Mechanisms of tracer transport in cerebral perivascular spaces
- PMID: 33548658
- DOI: 10.1016/j.jbiomech.2021.110278
Mechanisms of tracer transport in cerebral perivascular spaces
Abstract
Tracers infused into the brain appear to be transported along channels surrounding cerebral blood vessels. Bulk fluid flow has been hypothesized in paravascular "glymphatic" channels (outer space between the pial membrane and astrocyte endfeet), as well as in the periarterial space (inner space between smooth muscle cells). The plausibility of net flow in these channels due to steady and oscillatory pressures is reviewed, as is that of transport by oscillatory shear-enhanced dispersion in the absence of net flow.
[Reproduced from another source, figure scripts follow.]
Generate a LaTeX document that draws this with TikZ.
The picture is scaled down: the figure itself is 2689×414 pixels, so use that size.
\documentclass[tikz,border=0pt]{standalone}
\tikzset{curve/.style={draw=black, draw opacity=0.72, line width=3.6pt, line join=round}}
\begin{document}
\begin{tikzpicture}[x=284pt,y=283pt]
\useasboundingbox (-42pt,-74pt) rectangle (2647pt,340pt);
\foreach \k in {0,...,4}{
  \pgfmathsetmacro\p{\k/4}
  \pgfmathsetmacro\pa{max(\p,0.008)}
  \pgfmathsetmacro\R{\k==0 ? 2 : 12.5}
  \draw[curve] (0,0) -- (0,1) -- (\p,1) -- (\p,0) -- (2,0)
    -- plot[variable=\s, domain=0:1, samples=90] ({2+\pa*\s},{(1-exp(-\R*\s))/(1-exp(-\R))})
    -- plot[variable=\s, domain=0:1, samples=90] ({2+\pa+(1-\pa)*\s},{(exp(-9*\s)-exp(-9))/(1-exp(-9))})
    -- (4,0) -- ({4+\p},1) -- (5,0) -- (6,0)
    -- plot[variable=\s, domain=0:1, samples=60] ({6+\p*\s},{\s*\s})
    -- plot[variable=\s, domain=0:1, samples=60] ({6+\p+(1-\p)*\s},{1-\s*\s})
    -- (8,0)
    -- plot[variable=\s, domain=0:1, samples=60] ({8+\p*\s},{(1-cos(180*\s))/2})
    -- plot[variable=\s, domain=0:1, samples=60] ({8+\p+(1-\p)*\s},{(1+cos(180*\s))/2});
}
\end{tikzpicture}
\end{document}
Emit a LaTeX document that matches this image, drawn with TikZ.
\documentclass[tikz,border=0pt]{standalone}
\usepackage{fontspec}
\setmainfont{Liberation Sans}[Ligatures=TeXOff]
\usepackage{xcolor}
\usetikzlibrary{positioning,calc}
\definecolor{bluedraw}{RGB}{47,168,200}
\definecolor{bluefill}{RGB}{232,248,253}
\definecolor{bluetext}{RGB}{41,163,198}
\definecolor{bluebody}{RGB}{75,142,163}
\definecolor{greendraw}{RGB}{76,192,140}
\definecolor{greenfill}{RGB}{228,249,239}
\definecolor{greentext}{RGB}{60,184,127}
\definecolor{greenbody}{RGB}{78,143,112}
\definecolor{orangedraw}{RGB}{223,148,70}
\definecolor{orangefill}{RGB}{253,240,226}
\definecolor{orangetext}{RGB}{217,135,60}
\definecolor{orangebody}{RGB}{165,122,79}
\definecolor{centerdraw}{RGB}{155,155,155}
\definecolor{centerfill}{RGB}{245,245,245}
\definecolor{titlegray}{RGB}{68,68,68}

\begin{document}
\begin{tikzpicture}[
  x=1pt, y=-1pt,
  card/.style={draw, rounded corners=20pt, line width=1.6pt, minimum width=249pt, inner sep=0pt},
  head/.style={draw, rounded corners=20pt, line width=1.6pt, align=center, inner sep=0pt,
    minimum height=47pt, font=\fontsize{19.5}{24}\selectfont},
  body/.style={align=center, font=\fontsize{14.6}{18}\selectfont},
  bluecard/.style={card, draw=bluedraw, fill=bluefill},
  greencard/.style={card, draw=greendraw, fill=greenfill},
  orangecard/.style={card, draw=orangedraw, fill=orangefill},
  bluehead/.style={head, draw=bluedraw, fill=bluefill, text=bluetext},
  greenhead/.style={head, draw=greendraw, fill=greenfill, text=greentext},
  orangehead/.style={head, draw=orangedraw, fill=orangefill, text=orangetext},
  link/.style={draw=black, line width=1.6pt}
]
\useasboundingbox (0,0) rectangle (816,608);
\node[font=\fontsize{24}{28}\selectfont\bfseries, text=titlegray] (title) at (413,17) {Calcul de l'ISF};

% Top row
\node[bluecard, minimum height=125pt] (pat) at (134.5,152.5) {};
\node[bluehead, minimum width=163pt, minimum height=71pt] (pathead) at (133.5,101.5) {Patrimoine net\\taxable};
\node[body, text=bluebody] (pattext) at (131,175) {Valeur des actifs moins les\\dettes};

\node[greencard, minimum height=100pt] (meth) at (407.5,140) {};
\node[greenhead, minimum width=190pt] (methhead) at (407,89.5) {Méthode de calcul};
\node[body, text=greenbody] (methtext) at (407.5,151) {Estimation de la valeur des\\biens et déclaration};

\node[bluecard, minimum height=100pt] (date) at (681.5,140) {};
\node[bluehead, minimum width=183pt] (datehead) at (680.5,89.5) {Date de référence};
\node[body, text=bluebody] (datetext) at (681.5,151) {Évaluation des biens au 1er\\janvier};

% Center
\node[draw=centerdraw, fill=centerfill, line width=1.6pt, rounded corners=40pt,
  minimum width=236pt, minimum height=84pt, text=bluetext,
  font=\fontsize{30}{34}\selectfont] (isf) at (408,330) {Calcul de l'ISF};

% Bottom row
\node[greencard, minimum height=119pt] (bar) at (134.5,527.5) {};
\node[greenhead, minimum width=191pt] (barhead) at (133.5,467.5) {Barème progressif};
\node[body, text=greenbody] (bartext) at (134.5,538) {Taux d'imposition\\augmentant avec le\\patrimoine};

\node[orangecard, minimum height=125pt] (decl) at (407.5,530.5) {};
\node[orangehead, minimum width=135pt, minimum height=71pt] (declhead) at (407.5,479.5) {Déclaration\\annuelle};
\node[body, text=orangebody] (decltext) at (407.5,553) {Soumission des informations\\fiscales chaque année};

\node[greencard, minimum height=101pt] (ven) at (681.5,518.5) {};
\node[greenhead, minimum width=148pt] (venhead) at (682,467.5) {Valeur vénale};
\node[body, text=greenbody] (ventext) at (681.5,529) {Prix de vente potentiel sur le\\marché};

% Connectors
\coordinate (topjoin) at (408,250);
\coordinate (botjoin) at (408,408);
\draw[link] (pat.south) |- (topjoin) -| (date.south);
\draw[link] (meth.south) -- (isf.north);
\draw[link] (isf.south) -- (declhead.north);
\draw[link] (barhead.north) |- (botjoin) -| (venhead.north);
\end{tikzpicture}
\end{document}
Models including 1D branching networks of annular channels and an expanded compartmental model for humans both predict that flow driven by physiologic steady pressure differences is unlikely in both periarterial and paraarterial spaces, whether the spaces are open or filled with porous media. One exception is that a small additional steady pressure difference could drive paraarterial flow if the space is open. The potential that the tracer injection itself could present such a pressure difference is outlined. Oscillatory (peristaltic) wall motion alone has been found to be insufficient to drive significant forward flow. However, a number of hypothesized mechanisms that have yet to be experimentally verified in the brain may create directional flow in combination with wall motion. Shear-augmented dispersion due to oscillatory pressure in channels with a range of porosity has been modeled analytically. Enhancement of axial dispersion is small for periarterial channels. In open paraarterial channels, dispersion enhancement with optimal lateral mixing is large enough that it may explain observed tracer transport without net forward fluid flow.
Keywords: Cerebrospinal fluid; Glymphatic; Paravascular; Perivascular.
Copyright © 2021 Elsevier Ltd. All rights reserved.
Conflict of interest statement
Declaration of Competing Interest The authors declare that they have no known competing financial interests or personal relationships that could have appeared to influence the work reported in this paper.